As the KPD became increasingly controlled by the interests of “Soviet” foreign policy, it gradually shed its most intelligent thinkers and functionaries. The bureaucrats who took over followed the party line dictated from Moscow, regardless of absurd u-turns and inconsistencies. They were the ones who followed the right line, everyone else was wrong. Nevertheless they sought to embed their politics in a continuity of the revolutionary movement from the beginning.
Exactly because Rosa Luxemburg and Karl Liebknecht were murdered so early on in the history of the party, Leninists and Stalinist feel they can usurp their memory and use them for their own justifications even while denouncing their “faults”, as they did especially in the case of Luxemburg.

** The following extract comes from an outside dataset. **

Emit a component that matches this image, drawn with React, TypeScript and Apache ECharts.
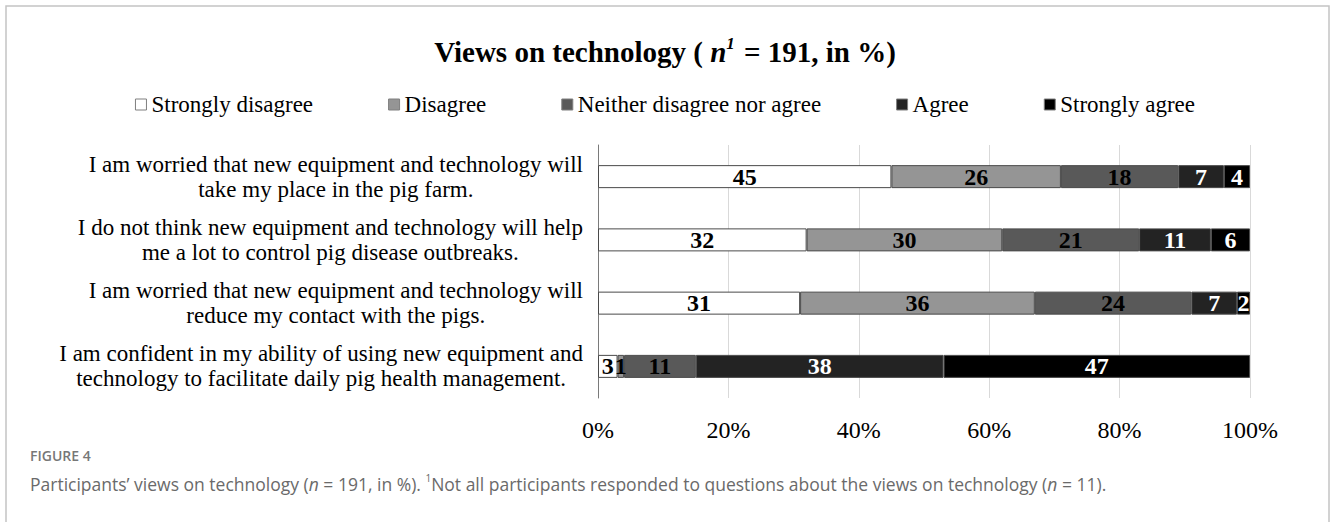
import React, { useEffect, useRef } from "react";
import * as echarts from "echarts";

const categories = [
  "I am worried that new equipment and technology will\ntake my place in the pig farm.",
  "I do not think new equipment and technology will help\nme a lot to control pig disease outbreaks.",
  "I am worried that new equipment and technology will\nreduce my contact with the pigs.",
  "I am confident in my ability of using new equipment and\ntechnology to facilitate daily pig health management.",
];
const seriesNames = [
  "Strongly disagree",
  "Disagree",
  "Neither disagree nor agree",
  "Agree",
  "Strongly agree",
];
const stronglyDisagree = [45, 32, 31, 3];
const disagree = [26, 30, 36, 1];
const neither = [18, 21, 24, 11];
const agree = [7, 11, 7, 38];
const stronglyAgree = [4, 6, 2, 47];
const xTicks = [0, 20, 40, 60, 80, 100];

const SERIF = "'Liberation Serif', 'Times New Roman', serif";
const SANS = "'Open Sans', 'Noto Sans', sans-serif";

export default function App() {
  const ref = useRef<HTMLDivElement>(null);
  useEffect(() => {
    if (!ref.current) return;
    const chart = echarts.init(ref.current, null, { renderer: "svg" });
    const values = [stronglyDisagree, disagree, neither, agree, stronglyAgree];
    const fills = ["#ffffff", "#959595", "#595959", "#232323", "#000000"];
    const labelColors = ["#000", "#000", "#000", "#fff", "#fff"];
    chart.setOption({
      animation: false,
      backgroundColor: "#fff",
      title: {
        left: "center",
        top: 30,
        text: "{b|Views on technology ( }{i|n}{s|1}{b| = 191, in %)}",
        textStyle: {
          rich: {
            b: { fontFamily: SERIF, fontSize: 29, fontWeight: "bold", color: "#000", lineHeight: 34 },
            i: { fontFamily: SERIF, fontSize: 29, fontWeight: "bold", fontStyle: "italic", color: "#000", lineHeight: 34 },
            s: { fontFamily: SERIF, fontSize: 17, fontStyle: "italic", color: "#000", lineHeight: 34, verticalAlign: "top", padding: [0, 2, 0, 0] },
          },
        },
      },
      legend: {
        left: "center",
        top: 88,
        icon: "rect",
        itemWidth: 11,
        itemHeight: 11,
        itemGap: 75,
        data: seriesNames,
        itemStyle: { borderColor: "#7f7f7f", borderWidth: 1 },
        textStyle: { fontFamily: SERIF, fontSize: 23, color: "#000" },
      },
      grid: { left: 598, right: 80, top: 145, bottom: 124, containLabel: false },
      xAxis: {
        type: "value",
        min: 0,
        max: 100,
        interval: 20,
        axisLine: { show: false },
        axisTick: { show: false },
        splitLine: { show: true, lineStyle: { color: "#d9d9d9", width: 1 } },
        axisLabel: {
          formatter: (v: number) => (xTicks.includes(v) ? v + "%" : ""),
          fontFamily: SERIF,
          fontSize: 24,
          color: "#000",
          margin: 20,
        },
      },
      yAxis: {
        type: "category",
        inverse: true,
        data: categories,
        axisLine: { show: true, lineStyle: { color: "#7a7a7a", width: 1 } },
        axisTick: { show: false },
        axisLabel: {
          margin: 15,
          formatter: (v: string) => v.split("\n").map((l) => `{c|${l}}`).join("\n"),
          rich: {
            c: { fontFamily: SERIF, fontSize: 23, color: "#000", lineHeight: 25, align: "center" },
          },
        },
      },
      series: seriesNames.map((name, k) => ({
        name,
        type: "bar",
        stack: "total",
        barWidth: 23,
        data: values[k],
        itemStyle: { color: fills[k], borderColor: "#4a4a4a", borderWidth: 1 },
        label: {
          show: true,
          position: "inside",
          fontFamily: SERIF,
          fontSize: 24,
          fontWeight: "bold",
          color: labelColors[k],
          formatter: (p: any) => String(p.value),
        },
        emphasis: { disabled: true },
      })),
      graphic: [
        {
          type: "rect",
          shape: { x: 6, y: 6, width: 1323, height: 600 },
          style: { fill: "none", stroke: "#c4c4c4", lineWidth: 1.5 },
          silent: true,
        },
        {
          type: "text",
          left: 30,
          top: 448,
          style: { text: "FIGURE 4", fontFamily: SANS, fontSize: 14, fontWeight: 600, fill: "#777" },
        },
        {
          type: "text",
          left: 30,
          top: 473,
          style: {
            text:
              "{r|Participants’ views on technology (}{i|n}{r| = 191, in %). }{s|1}{r|Not all participants responded to questions about the views on technology (}{i|n}{r| = 11).}",
            rich: {
              r: { fontFamily: SANS, fontSize: 17.5, fill: "#6a6a6a", lineHeight: 22 },
              i: { fontFamily: SANS, fontSize: 17.5, fontStyle: "italic", fill: "#6a6a6a", lineHeight: 22 },
              s: { fontFamily: SANS, fontSize: 10, fill: "#6a6a6a", lineHeight: 22, verticalAlign: "top" },
            },
          },
        },
      ],
    });
    return () => chart.dispose();
  }, []);
  return (
    <div
      ref={ref}
      style={{ position: "absolute", left: 0, top: 0, width: 1330, height: 522 }}
    />
  );
}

Other co-founders of the KPD, like Otto Rühle, Paul Levi, Paul Frölich, August Thalheimer, and Heinrich Brandler are not commemorated in the same way, despite their substantial contributions to the movement. Nor are non-KPD communists or anarcho-communists like Franz Pfemfert, Paul Mattick, Karl Retzlaw, Willy Huhn, Oskar Kanehl, Karl Schröder, Franz Jung, Erich Mühsam, or independent Marxist thinkers and writers such as members of the Institute for Social Research, Karl Korsch or the early Lukács, only to mention some of those who were active in Germany at the time.
This is the area where we should look back to find inspiration, and we will find it, not in the sanitised history of party bureaucrats, but in the rich history of critical Marxist dissent.